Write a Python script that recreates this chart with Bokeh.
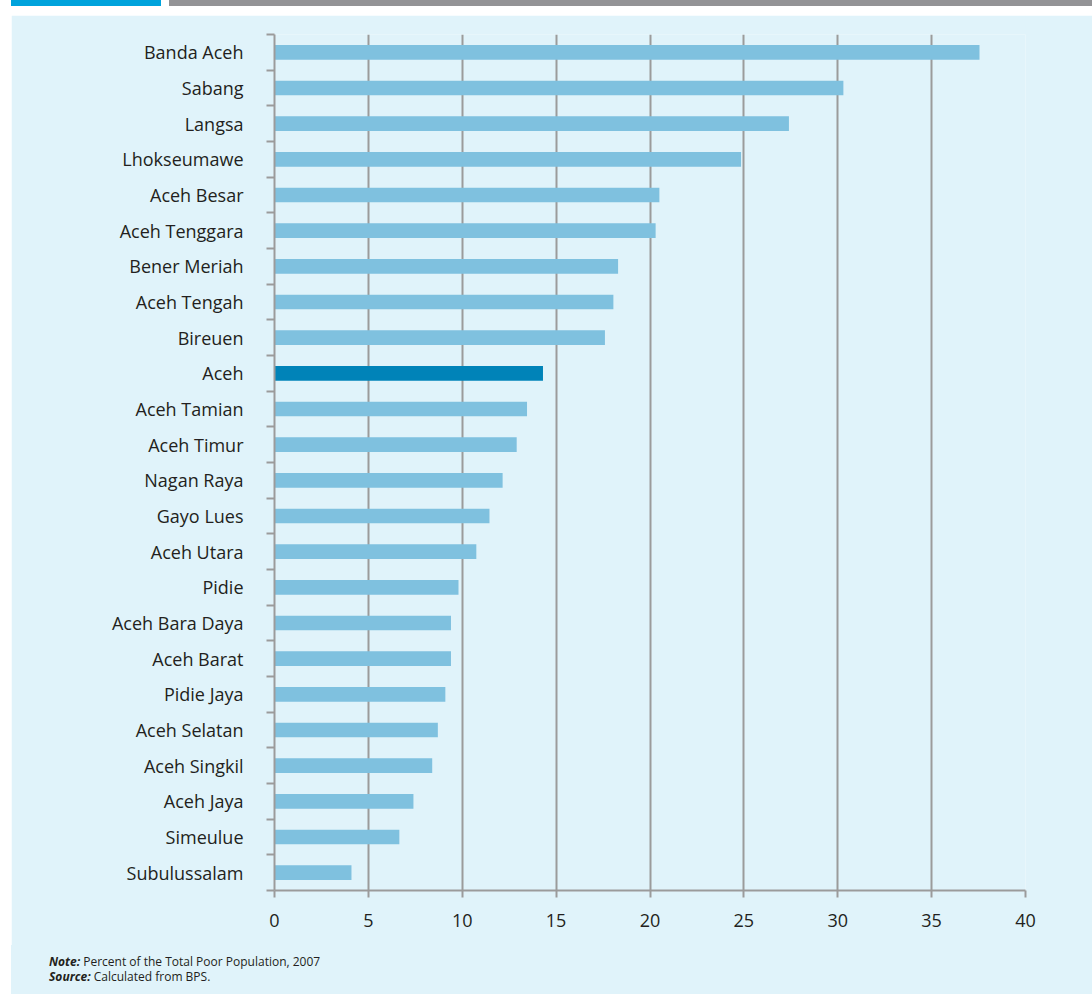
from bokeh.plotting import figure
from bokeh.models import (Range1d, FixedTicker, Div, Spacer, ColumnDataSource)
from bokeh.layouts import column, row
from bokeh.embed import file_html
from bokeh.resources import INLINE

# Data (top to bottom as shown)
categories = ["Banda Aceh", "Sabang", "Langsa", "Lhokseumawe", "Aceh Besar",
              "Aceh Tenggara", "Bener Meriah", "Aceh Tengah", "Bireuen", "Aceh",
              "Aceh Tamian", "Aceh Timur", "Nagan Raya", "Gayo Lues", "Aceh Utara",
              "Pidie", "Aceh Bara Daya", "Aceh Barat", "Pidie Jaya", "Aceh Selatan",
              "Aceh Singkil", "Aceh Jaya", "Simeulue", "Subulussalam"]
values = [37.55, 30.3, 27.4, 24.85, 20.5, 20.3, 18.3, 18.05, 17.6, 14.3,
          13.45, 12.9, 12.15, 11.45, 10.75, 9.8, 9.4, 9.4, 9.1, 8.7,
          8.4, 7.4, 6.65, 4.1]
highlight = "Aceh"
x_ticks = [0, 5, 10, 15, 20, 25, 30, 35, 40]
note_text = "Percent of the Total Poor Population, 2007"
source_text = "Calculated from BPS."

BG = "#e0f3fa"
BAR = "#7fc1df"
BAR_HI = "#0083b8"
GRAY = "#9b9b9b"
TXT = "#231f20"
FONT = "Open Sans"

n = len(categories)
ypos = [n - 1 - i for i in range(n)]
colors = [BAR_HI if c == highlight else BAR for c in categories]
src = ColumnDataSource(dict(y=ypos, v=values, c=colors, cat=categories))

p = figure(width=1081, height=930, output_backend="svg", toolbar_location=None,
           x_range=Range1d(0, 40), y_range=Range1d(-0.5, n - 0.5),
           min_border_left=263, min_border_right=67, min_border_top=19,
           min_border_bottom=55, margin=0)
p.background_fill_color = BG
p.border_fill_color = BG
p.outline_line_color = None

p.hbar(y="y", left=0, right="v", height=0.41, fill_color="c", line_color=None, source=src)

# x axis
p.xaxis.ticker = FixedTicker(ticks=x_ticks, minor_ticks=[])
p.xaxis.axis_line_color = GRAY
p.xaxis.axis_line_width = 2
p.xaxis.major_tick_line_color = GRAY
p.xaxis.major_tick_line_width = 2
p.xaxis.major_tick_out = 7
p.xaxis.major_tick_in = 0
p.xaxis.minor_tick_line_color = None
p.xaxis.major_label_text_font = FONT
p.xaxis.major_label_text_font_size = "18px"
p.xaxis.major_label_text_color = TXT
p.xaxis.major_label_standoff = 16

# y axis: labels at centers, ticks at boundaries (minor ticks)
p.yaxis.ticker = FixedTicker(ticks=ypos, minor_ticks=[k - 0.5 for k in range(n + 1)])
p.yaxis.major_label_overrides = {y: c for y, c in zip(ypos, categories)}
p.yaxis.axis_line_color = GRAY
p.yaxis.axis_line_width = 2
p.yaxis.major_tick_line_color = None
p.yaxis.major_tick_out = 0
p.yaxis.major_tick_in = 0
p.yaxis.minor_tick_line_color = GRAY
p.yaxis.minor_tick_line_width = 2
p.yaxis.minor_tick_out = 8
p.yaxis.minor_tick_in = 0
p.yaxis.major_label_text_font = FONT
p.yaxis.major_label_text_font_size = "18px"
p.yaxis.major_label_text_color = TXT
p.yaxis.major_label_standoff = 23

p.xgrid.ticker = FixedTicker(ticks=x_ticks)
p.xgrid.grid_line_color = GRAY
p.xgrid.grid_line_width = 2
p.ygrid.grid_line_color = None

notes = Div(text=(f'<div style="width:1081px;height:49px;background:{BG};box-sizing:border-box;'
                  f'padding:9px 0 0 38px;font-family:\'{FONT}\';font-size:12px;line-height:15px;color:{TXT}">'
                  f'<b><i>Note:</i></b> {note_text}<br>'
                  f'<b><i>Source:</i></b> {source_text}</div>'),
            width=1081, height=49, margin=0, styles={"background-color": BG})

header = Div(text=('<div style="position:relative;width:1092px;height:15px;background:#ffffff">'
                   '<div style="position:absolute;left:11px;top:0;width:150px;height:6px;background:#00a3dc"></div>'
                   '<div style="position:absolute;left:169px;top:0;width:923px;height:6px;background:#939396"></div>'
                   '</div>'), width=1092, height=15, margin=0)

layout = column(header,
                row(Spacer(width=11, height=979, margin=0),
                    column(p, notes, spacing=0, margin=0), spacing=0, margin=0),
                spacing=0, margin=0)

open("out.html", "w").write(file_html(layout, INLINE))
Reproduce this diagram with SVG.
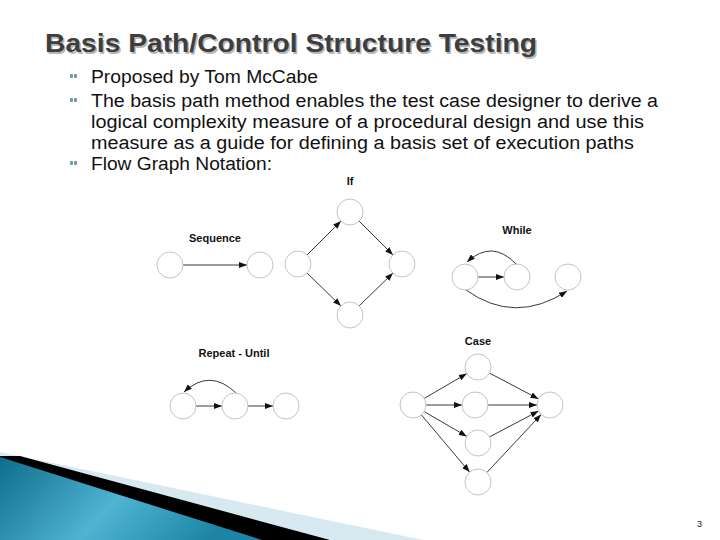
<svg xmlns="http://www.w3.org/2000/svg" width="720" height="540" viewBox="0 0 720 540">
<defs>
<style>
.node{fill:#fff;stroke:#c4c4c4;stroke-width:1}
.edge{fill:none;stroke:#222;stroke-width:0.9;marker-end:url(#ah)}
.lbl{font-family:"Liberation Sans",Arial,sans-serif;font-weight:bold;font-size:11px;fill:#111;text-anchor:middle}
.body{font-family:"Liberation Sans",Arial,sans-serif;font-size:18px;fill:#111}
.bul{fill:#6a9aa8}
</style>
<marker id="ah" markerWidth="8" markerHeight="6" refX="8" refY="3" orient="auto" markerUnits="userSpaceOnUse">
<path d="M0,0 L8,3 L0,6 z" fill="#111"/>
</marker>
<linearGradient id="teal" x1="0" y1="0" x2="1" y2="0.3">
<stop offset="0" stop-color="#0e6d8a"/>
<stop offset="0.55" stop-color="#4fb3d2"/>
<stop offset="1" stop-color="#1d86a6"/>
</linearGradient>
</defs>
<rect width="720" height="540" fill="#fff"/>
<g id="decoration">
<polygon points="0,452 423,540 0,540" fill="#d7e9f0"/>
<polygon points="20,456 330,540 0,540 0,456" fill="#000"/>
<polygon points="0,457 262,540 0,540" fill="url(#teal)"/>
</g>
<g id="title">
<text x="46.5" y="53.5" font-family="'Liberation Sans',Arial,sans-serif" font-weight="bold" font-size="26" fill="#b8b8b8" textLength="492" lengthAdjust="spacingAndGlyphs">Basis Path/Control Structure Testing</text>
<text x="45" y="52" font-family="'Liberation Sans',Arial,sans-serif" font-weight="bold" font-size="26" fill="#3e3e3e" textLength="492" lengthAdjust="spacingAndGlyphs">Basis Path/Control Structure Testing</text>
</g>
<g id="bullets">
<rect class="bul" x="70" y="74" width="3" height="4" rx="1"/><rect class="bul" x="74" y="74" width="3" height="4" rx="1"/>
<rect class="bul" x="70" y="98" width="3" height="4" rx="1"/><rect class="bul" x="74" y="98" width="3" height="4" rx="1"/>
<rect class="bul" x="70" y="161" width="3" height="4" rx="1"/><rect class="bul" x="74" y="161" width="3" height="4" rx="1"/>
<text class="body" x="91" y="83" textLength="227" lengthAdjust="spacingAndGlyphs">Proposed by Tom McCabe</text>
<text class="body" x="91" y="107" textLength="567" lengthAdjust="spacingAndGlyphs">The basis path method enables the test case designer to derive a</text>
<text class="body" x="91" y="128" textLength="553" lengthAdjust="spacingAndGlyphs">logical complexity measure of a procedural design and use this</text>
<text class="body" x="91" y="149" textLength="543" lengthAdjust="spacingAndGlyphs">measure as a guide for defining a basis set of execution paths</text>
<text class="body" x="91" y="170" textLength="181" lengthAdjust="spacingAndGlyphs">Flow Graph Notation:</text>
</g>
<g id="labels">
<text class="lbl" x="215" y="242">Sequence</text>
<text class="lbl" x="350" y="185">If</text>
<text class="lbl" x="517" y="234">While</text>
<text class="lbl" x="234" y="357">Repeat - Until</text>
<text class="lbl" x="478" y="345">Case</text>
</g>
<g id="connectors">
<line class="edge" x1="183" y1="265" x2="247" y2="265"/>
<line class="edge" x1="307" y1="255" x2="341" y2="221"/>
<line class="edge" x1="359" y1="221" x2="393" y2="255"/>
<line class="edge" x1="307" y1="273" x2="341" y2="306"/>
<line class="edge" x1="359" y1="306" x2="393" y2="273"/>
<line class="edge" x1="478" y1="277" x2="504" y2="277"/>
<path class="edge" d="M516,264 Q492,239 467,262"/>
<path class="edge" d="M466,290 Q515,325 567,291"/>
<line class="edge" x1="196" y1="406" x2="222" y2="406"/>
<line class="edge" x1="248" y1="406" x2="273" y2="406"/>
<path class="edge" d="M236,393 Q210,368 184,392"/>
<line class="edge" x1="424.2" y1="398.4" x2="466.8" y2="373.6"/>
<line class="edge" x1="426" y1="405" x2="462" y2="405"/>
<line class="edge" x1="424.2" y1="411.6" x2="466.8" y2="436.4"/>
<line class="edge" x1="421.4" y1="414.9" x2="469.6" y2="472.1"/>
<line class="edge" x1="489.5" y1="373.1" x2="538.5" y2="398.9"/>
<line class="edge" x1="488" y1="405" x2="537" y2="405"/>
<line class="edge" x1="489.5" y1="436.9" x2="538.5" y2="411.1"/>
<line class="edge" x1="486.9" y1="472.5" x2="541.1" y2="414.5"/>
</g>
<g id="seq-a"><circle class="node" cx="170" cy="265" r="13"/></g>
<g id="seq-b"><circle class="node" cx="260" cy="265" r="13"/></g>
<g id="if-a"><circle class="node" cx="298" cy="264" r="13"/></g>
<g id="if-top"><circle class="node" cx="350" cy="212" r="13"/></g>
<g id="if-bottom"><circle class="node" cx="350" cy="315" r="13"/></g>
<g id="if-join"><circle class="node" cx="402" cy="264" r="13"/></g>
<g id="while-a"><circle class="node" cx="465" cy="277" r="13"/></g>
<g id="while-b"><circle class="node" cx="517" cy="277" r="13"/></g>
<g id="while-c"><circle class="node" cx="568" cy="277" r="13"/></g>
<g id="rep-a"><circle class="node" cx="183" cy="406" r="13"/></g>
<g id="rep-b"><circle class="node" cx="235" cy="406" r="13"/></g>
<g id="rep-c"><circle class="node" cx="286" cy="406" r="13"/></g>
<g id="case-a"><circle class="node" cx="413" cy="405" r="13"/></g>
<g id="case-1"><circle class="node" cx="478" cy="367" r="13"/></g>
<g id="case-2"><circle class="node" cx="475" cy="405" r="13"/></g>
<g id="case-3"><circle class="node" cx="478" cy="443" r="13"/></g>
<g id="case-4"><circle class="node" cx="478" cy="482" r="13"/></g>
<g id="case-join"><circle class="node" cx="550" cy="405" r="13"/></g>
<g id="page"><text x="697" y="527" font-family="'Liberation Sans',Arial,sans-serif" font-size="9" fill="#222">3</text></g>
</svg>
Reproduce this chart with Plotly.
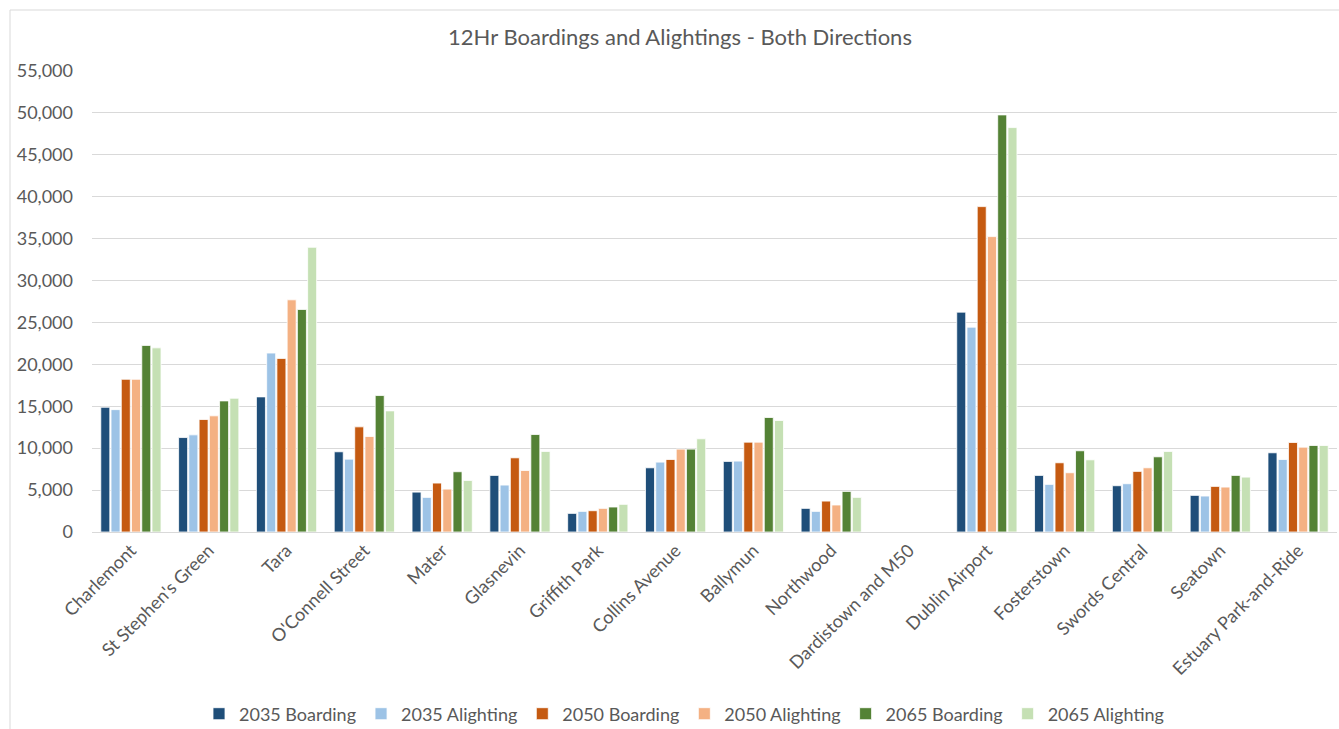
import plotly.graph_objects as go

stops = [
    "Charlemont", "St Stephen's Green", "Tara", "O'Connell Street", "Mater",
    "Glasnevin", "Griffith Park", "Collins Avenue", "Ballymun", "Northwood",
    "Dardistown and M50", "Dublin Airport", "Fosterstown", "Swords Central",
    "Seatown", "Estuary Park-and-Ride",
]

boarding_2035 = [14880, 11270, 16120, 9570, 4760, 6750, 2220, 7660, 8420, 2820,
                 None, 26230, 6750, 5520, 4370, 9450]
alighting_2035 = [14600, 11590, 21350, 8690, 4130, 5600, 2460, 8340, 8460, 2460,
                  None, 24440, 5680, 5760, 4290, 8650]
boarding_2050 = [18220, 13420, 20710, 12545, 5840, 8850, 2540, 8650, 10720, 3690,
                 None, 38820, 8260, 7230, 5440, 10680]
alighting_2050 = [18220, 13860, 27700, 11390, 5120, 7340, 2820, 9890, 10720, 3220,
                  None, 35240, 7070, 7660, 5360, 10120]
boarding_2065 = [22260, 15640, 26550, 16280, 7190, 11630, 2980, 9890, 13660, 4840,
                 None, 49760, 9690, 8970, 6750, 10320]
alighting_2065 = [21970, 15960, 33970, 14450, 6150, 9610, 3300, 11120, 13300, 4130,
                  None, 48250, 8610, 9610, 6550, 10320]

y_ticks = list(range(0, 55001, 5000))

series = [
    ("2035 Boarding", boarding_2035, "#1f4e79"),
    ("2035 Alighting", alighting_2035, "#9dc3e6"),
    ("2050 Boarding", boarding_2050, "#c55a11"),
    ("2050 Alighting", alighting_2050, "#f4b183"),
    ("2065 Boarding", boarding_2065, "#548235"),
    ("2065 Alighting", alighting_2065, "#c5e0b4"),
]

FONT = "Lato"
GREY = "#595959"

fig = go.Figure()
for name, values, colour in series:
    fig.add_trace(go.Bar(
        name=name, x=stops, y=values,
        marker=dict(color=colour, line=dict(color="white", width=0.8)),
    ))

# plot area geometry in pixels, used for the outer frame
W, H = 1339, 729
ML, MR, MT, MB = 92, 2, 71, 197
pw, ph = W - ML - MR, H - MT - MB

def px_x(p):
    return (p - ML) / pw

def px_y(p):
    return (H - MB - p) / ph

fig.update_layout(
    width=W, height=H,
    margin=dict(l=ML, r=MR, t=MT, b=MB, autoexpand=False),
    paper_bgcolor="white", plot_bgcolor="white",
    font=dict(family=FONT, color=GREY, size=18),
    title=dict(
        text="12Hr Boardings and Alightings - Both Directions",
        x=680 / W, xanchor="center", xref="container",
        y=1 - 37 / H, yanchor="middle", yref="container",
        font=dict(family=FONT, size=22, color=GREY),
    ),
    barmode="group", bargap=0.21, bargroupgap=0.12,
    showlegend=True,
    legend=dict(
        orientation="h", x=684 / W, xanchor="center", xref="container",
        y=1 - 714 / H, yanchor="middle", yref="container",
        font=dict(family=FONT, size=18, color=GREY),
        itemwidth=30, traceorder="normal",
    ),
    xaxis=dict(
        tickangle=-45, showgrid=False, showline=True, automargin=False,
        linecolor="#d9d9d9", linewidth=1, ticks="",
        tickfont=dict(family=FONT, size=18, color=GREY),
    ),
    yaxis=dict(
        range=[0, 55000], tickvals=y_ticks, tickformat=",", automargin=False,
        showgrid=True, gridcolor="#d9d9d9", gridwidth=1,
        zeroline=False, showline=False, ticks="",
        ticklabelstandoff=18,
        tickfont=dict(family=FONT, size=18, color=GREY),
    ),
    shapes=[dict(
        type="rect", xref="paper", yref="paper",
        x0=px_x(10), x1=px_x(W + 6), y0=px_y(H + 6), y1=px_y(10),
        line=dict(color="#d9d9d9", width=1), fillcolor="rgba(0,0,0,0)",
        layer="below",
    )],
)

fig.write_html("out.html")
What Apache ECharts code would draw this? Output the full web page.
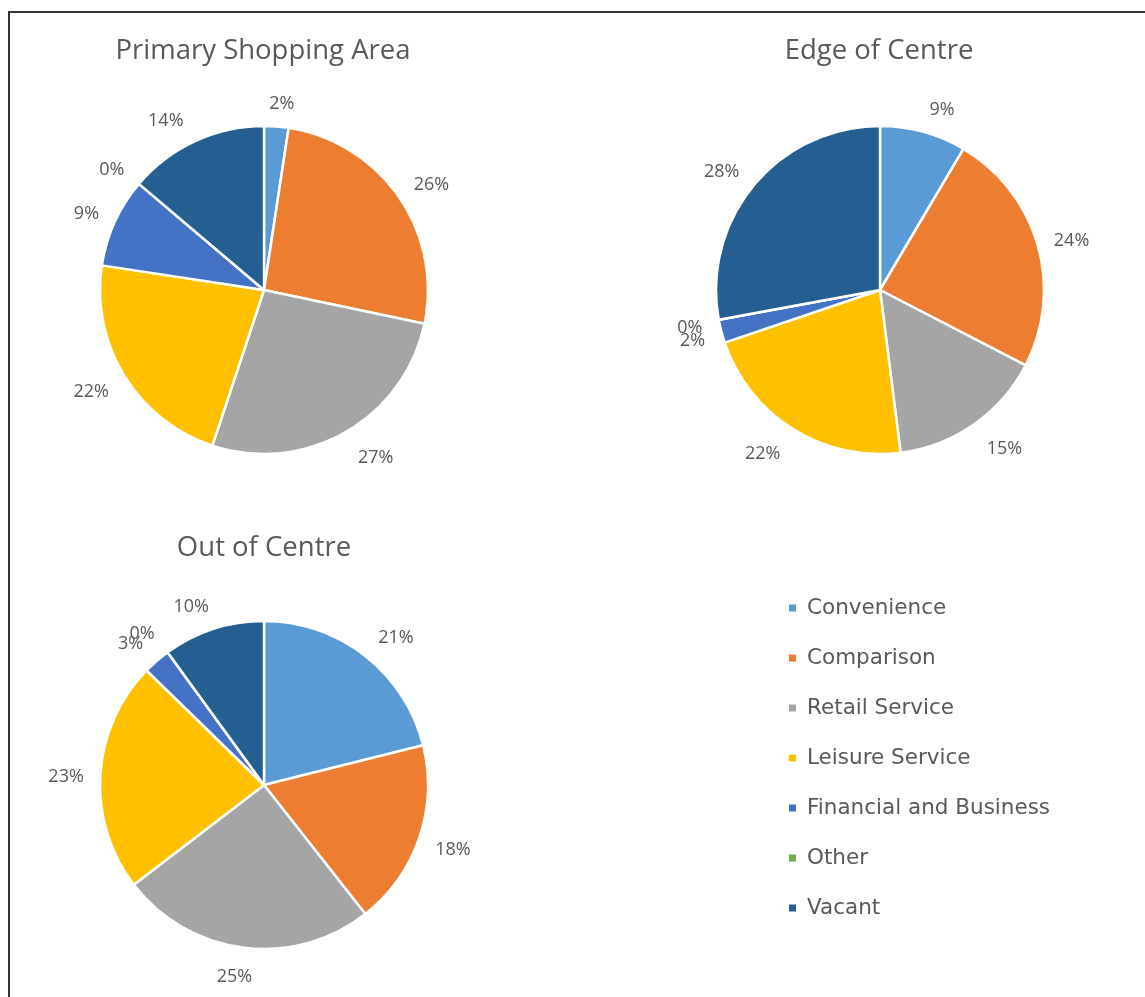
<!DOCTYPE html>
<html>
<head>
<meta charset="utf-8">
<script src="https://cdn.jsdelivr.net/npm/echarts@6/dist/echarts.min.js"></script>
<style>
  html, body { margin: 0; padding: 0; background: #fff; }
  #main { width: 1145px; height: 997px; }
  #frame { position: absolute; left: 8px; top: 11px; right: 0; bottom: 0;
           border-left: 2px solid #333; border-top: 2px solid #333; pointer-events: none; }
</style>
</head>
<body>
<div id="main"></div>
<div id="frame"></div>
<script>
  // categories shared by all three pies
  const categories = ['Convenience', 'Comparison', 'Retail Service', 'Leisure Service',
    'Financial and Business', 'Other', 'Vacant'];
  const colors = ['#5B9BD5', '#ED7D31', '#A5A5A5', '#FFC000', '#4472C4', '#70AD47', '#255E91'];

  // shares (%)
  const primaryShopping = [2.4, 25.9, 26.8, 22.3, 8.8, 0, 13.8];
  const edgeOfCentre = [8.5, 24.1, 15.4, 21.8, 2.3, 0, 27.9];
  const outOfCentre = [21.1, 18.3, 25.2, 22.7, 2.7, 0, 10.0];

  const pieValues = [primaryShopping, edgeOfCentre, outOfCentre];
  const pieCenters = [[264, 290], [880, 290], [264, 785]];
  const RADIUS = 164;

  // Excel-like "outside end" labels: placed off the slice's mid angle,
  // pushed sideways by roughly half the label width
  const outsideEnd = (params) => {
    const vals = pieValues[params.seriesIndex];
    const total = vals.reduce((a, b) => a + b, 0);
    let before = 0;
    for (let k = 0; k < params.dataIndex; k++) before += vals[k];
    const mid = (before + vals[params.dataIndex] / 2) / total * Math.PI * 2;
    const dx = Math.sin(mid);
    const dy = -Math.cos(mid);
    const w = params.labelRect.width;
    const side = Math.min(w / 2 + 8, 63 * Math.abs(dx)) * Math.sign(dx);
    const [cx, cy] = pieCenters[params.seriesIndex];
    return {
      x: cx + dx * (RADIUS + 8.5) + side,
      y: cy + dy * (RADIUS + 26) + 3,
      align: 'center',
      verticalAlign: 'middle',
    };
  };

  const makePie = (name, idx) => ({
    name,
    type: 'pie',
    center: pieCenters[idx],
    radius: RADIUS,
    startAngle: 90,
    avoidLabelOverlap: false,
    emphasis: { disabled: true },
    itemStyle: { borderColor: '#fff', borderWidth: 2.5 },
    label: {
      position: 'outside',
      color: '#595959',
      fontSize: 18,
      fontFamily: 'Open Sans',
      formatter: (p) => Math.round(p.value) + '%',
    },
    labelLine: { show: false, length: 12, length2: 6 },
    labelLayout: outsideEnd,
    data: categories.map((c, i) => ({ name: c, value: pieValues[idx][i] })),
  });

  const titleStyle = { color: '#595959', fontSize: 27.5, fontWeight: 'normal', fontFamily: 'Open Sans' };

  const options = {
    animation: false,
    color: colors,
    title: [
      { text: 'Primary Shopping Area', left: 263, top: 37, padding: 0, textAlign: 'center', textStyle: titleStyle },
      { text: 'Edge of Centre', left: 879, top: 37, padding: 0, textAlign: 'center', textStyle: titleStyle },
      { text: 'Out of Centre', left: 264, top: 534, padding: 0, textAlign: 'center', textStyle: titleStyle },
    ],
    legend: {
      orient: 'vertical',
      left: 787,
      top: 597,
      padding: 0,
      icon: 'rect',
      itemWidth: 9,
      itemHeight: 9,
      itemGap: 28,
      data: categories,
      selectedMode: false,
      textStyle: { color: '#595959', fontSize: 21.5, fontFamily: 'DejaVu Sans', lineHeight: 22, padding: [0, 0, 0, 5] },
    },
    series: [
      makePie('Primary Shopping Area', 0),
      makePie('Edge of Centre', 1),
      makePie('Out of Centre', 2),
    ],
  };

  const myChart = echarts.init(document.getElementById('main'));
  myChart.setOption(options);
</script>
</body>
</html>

# PROBLEM REQUIREMENTS
Only the lines from the one with "What Apache ECharts" through the one with "const RADIUS = 164;" belong in your copy; retype them exactly and drop any pictures.

# REPLY TO THE TASK
What Apache ECharts code would draw this? Output the full web page.
<!DOCTYPE html>
<html>
<head>
<meta charset="utf-8">
<script src="https://cdn.jsdelivr.net/npm/echarts@6/dist/echarts.min.js"></script>
<style>
  html, body { margin: 0; padding: 0; background: #fff; }
  #main { width: 1145px; height: 997px; }
  #frame { position: absolute; left: 8px; top: 11px; right: 0; bottom: 0;
           border-left: 2px solid #333; border-top: 2px solid #333; pointer-events: none; }
</style>
</head>
<body>
<div id="main"></div>
<div id="frame"></div>
<script>
  // categories shared by all three pies
  const categories = ['Convenience', 'Comparison', 'Retail Service', 'Leisure Service',
    'Financial and Business', 'Other', 'Vacant'];
  const colors = ['#5B9BD5', '#ED7D31', '#A5A5A5', '#FFC000', '#4472C4', '#70AD47', '#255E91'];

  // shares (%)
  const primaryShopping = [2.4, 25.9, 26.8, 22.3, 8.8, 0, 13.8];
  const edgeOfCentre = [8.5, 24.1, 15.4, 21.8, 2.3, 0, 27.9];
  const outOfCentre = [21.1, 18.3, 25.2, 22.7, 2.7, 0, 10.0];

  const pieValues = [primaryShopping, edgeOfCentre, outOfCentre];
  const pieCenters = [[264, 290], [880, 290], [264, 785]];
  const RADIUS = 164;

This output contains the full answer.